Bicomponent melt spinning of polyamide 6/carbon nanotube/carbon black filaments: Investigation of effect of melt mass-flow rate on electrical conductivity

Abstract

Combining the several mixed phase structures and property profiles with a conductive, high aspect ratios nanofiller such as carbon nanotubes, graphene, and carbon black, specific morphological structures in melt spinning can be reached that offer much more potential for developing new functional fibers. Thus, understanding and controlling filler localization inside the developing phase morphology during melt spinning are the keys to the necessary structures. This work aimed to offer the possibility of producing fibers from electrically conductive polymer composites with a high filler concentration.
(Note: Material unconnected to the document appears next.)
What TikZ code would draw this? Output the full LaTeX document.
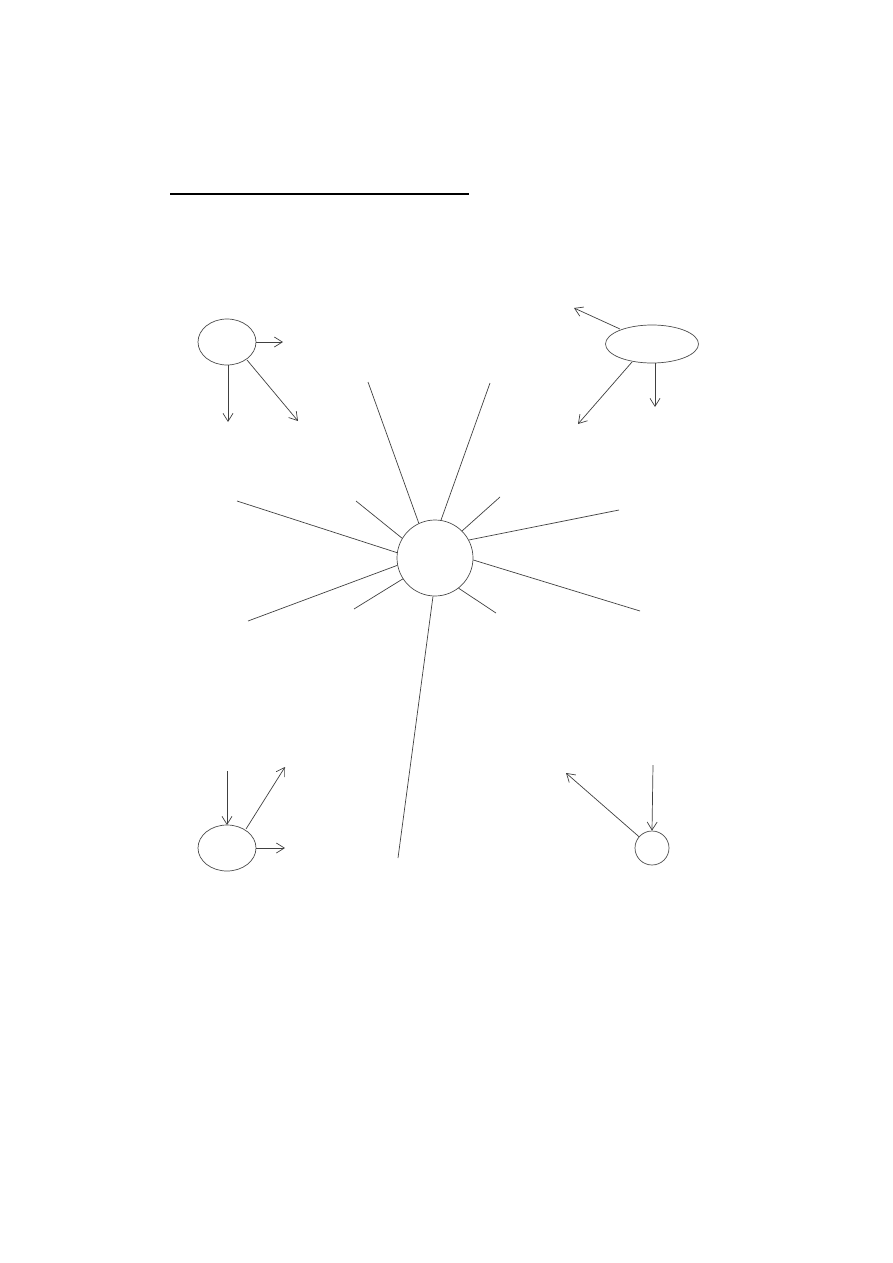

First, the influence of different commercially available nanofillers, such as multi-wall carbon nanotubes (MWCNTs), graphene and carbon black on Polyamide 6 (PA6)-based nanocomposite melt-spun fibers were examined. Following the lab-scale melt spinning experiments, PA6/MWCNT-CB nanocomposite filaments containing 10 wt% nanofiller (each 5 wt%), were chosen for a pilot-scale bicomponent melt spinning process to investigate the influence of the nanocomposite core material feeding parameters on the properties of melt-spun fibers. The electrical conductivity decreased by half (from 3.13E-02 to 6.72E-03) when melt flow rate was increased from 3 g/min to 6 g/min. Scanning electron microscopy micrographs and thermal gravimetric analysis thermograms showed that the change in MFR values significantly affected the nanocomposite filaments' surface properties.